Net als bij het Zeeuwse Bløf schreef bij het Canadese Rush niet de zanger de teksten. Bij Bløf is het de bassist (Peter Slager), bij Rush was het de drummer (Neil Peart). Ik ken weinig tekstschrijvers zo eloquent en – het is misschien een raar woord maar het is waar ik steeds op uitkom – zo wíjs als Neil Peart. Het is ook alsof je kunt horen dat hij bij het schrijven al wist dat hij de teksten toch niet hoefde te zingen: pákkend zijn ze niet. Misschien heeft Rush daardoor nauwelijks hits gehad. 

Omdat hij de songteksten niet schreef, had ik geen beeld van Rush-zanger Geddy Lee als verteller. Uit zijn net verschenen autobiografie My Effin’ Life blijkt Lee juist een groot verteller te zijn. Wat hem voor me inneemt, is de uitvoerige aandacht die hij schenkt aan een onderwerp waarvan hij zelf ook opmerkt dat het voor Rush-fans waarschijnlijk niet de reden was om het boek te lezen: het kampverleden van zijn Joodse familie. 

Rush is van 1968 tot 2018 een zeer eigenwijze band geweest, dus mag het eigenlijk niet verbazen dat Geddy Lee schrijft wat hij belangrijk vindt, niet wat zijn fans verwachten te lezen. Hij heeft uitgebreid onderzoek gedaan naar het leven van met name zijn ouders tijdens de Tweede Wereldoorlog. Meer dan aangrijpend is het handgeschreven briefje in het boek: op 5 mei 1945 noteerde Lee’s moeder de zeven (!) kampen waar haar man gevangen had gezeten. Nooit heb ik precies geweten waar de klassieke Rush-regels ‘I hear the sound of gunfire at the prison gate / Are the liberators here, do I hope or do I fear?’ uit het nummer Red Sector A precies over gaan, maar in zijn boek geeft Lee het antwoord, en het is verschrikkelijk. Toen op 15 april 1945 het Britse leger Bergen-Belsen binnentrok en daar 60.000 gevangenen bevrijdde, onder wie de moeder van Lee, was zij vooral in shock. ‘We waren ervanuit gegaan dat buiten het kamp niemand meer leefde die ons kon redden, waarom waren ze anders niet eerder gekomen?’

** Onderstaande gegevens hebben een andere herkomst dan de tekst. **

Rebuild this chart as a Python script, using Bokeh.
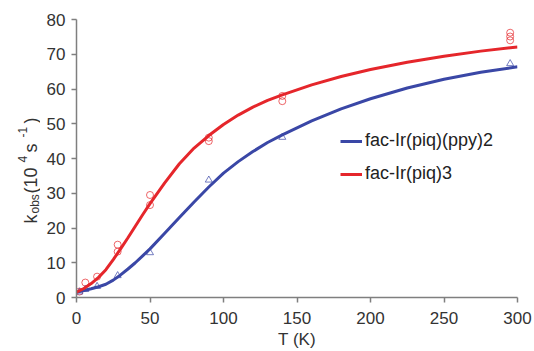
import math
from bokeh.plotting import figure
from bokeh.models import Range1d, Legend, LegendItem, FixedTicker
from bokeh.layouts import row
from bokeh.core.properties import value
from bokeh.embed import file_html
from bokeh.resources import INLINE

# measured points
red_T = [2, 6, 14, 28, 28, 50, 50, 90, 90, 140, 140, 295, 295, 295]
red_k = [1.7, 4.3, 6.0, 15.2, 13.2, 29.5, 26.6, 46.0, 45.0, 58.0, 56.5, 76.2, 75.1, 74.0]
blue_T = [2, 6, 14, 28, 50, 90, 140, 295]
blue_k = [1.6, 2.3, 3.2, 6.3, 12.9, 33.8, 46.1, 67.3]

# fitted curves
fit_T = [0, 5, 10, 15, 20, 25, 30, 35, 40, 45, 50, 60, 70, 80, 90, 100, 110, 120, 130, 140,
         160, 180, 200, 225, 250, 275, 300]
red_fit = [1.5, 2.6, 4.0, 5.8, 8.0, 10.9, 14.0, 17.2, 20.5, 23.8, 27.0, 33.0, 38.5, 43.0, 46.6,
           49.8, 52.5, 54.8, 56.7, 58.3, 61.2, 63.6, 65.6, 67.7, 69.4, 70.9, 72.1]
blue_fit = [1.5, 2.0, 2.5, 3.1, 3.8, 5.0, 6.5, 8.2, 10.0, 12.0, 14.0, 18.5, 23.0, 27.5, 31.8,
            35.8, 39.1, 42.0, 44.6, 46.8, 50.8, 54.3, 57.2, 60.3, 62.8, 64.8, 66.4]

x_ticks = [0, 50, 100, 150, 200, 250, 300]
y_ticks = [0, 10, 20, 30, 40, 50, 60, 70, 80]

# y-axis label pieces: text, font size
ylab_texts = ["k", "obs", "(10", "4", "s", "-1", ")"]
ylab_sizes = ["18px", "12px", "18px", "12px", "18px", "12px", "18px"]

RED = "#e5262b"
BLUE = "#3a47a6"
FONT = "Liberation Sans"
TXT = "#333333"

# ---- left strip holding the rotated y-axis title ----
L = figure(frame_width=40, frame_height=351, output_backend="svg", toolbar_location=None,
           x_axis_type=None, y_axis_type=None,
           x_range=Range1d(0, 40), y_range=Range1d(0, 351),
           min_border=0, min_border_left=0, min_border_right=0, min_border_top=0, min_border_bottom=0)
L.grid.visible = False
L.outline_line_color = None
# canvas positions of each piece (start along the vertical, baseline x)
ylab_start = [204, 194, 174, 143, 133, 118, 104]
ylab_base = [30, 34, 30, 22, 30, 22, 30]
L.text(x=ylab_base, y=[351 - v for v in ylab_start], text=ylab_texts, angle=math.pi / 2,
       text_font=value(FONT), text_font_size=ylab_sizes, text_color=TXT,
       text_align="left", text_baseline="alphabetic")

# ---- main plot ----
p = figure(width=494, height=351, output_backend="svg", toolbar_location=None,
           x_range=Range1d(0, 300), y_range=Range1d(0, 80),
           min_border_left=36, min_border_right=17, min_border_top=19, min_border_bottom=53)
p.outline_line_color = None
p.xgrid.visible = False
p.ygrid.visible = False

for ax in (p.xaxis, p.yaxis):
    ax.axis_line_color = "#7f7f7f"
    ax.axis_line_width = 1.5
    ax.major_tick_line_color = "#7f7f7f"
    ax.major_tick_line_width = 1.5
    ax.major_tick_out = 5
    ax.major_tick_in = 0
    ax.minor_tick_line_color = None
    ax.major_label_text_font = FONT
    ax.major_label_text_font_size = "17px"
    ax.major_label_text_color = TXT

p.xaxis.ticker = FixedTicker(ticks=x_ticks)
p.yaxis.ticker = FixedTicker(ticks=y_ticks)
p.xaxis.major_label_standoff = 9
p.yaxis.major_label_standoff = 6
p.xaxis.axis_label = "T (K)"
p.xaxis.axis_label_text_font = FONT
p.xaxis.axis_label_text_font_style = "normal"
p.xaxis.axis_label_text_font_size = "17px"
p.xaxis.axis_label_text_color = TXT
p.xaxis.axis_label_standoff = 3

p.scatter(red_T, red_k, marker="circle", size=7, fill_color=None, line_color=RED, line_width=1, alpha=0.7)
p.scatter(blue_T, blue_k, marker="triangle", size=7, fill_color=None, line_color=BLUE, line_width=1, alpha=0.7)
lb = p.line(fit_T, blue_fit, line_color=BLUE, line_width=3)
lr = p.line(fit_T, red_fit, line_color=RED, line_width=3)

legend = Legend(items=[LegendItem(label="fac-Ir(piq)(ppy)2", renderers=[lb]),
                       LegendItem(label="fac-Ir(piq)3", renderers=[lr])],
                location=(264, 113), orientation="vertical")
legend.background_fill_alpha = 0
legend.border_line_color = None
legend.padding = 0
legend.margin = 0
legend.spacing = 12
legend.glyph_width = 22
legend.glyph_height = 20
legend.label_height = 20
legend.label_standoff = 3
legend.label_text_font = FONT
legend.label_text_font_size = "18px"
legend.label_text_color = "#222222"
p.add_layout(legend, "center")

layout = row(L, p, spacing=0)
open("out.html", "w").write(file_html(layout, INLINE))
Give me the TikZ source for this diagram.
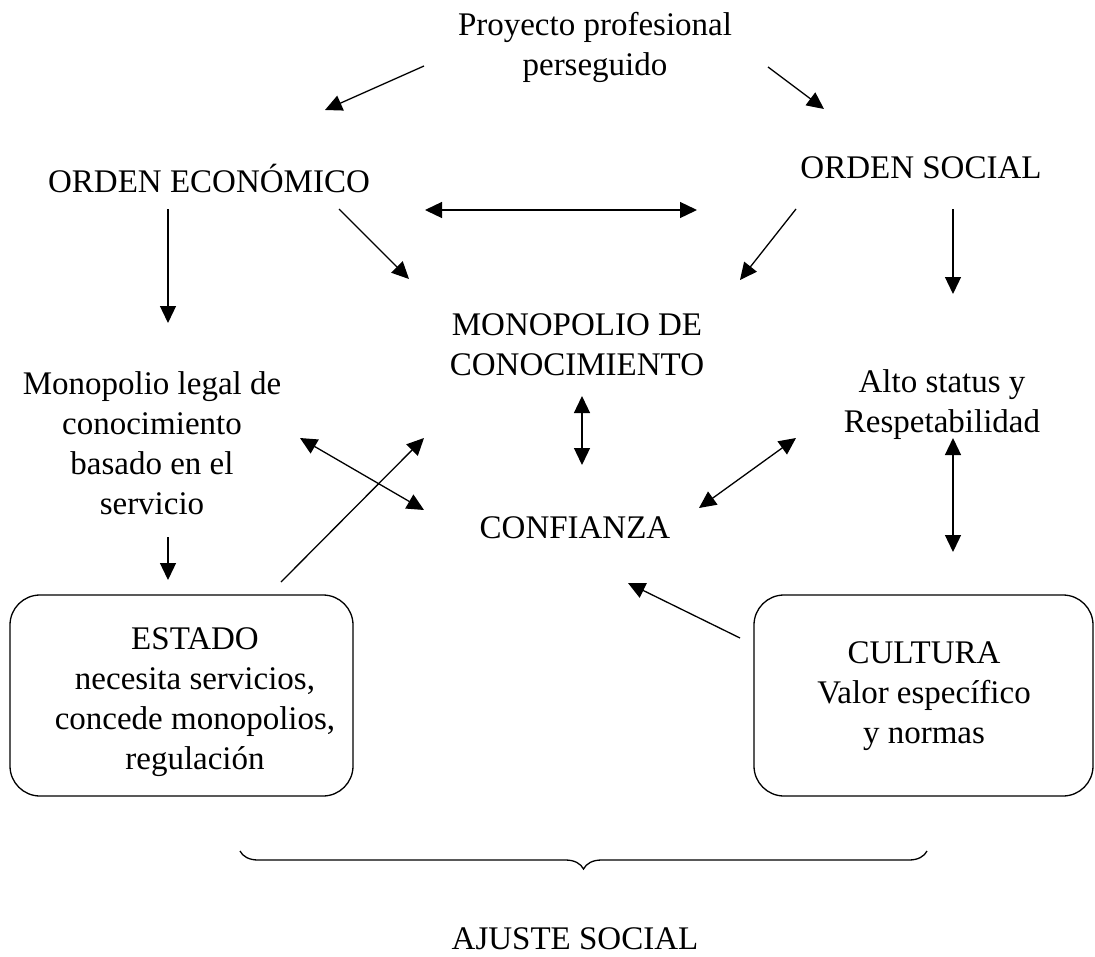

Vermakelijk daarentegen vond ik het om de herinneringen te lezen aan het live-album Rush In Rio, opgenomen in 2003 in het gigantische Maracaña-stadion in Rio de Janeiro. Op het album wordt de band geregeld overstemd door het publiek, dat álles meezingt, zelfs instrumentale passages. Het verbijsterde Lee dat het Zuid-Amerikaanse publiek zo uitzinnig reageerde, omdat het een emotionele reactie was op een band waar altijd iets rationeels aan heeft gekleefd. 

Er kleefde nog iets anders aan Rush: individualisme. De vrijheid van het individu is een rode draad door de teksten van drummer Neil Peart. Rush is in het vijftigjarige bestaan nooit een hippe band geweest; het was eerder een band waar die ene (veelal) jongen in de klas fan van was. Toch bleek in Rio de Janeiro de muziek van Rush voor veel mensen de aanjager van een collectieve ervaring. 

Ik moest eraan denken toen ik me de kerstweek herinnerde, en beelden zag van al die uitzinnige mensen in een tot café verbouwde studio in Hilversum, waar ze samen stonden mee te zingen met alweer diezelfde nummers uit de Top 2000. Wat is daar de lol van? Het antwoord: precies wat Geddy Lee in Rio ervaarde.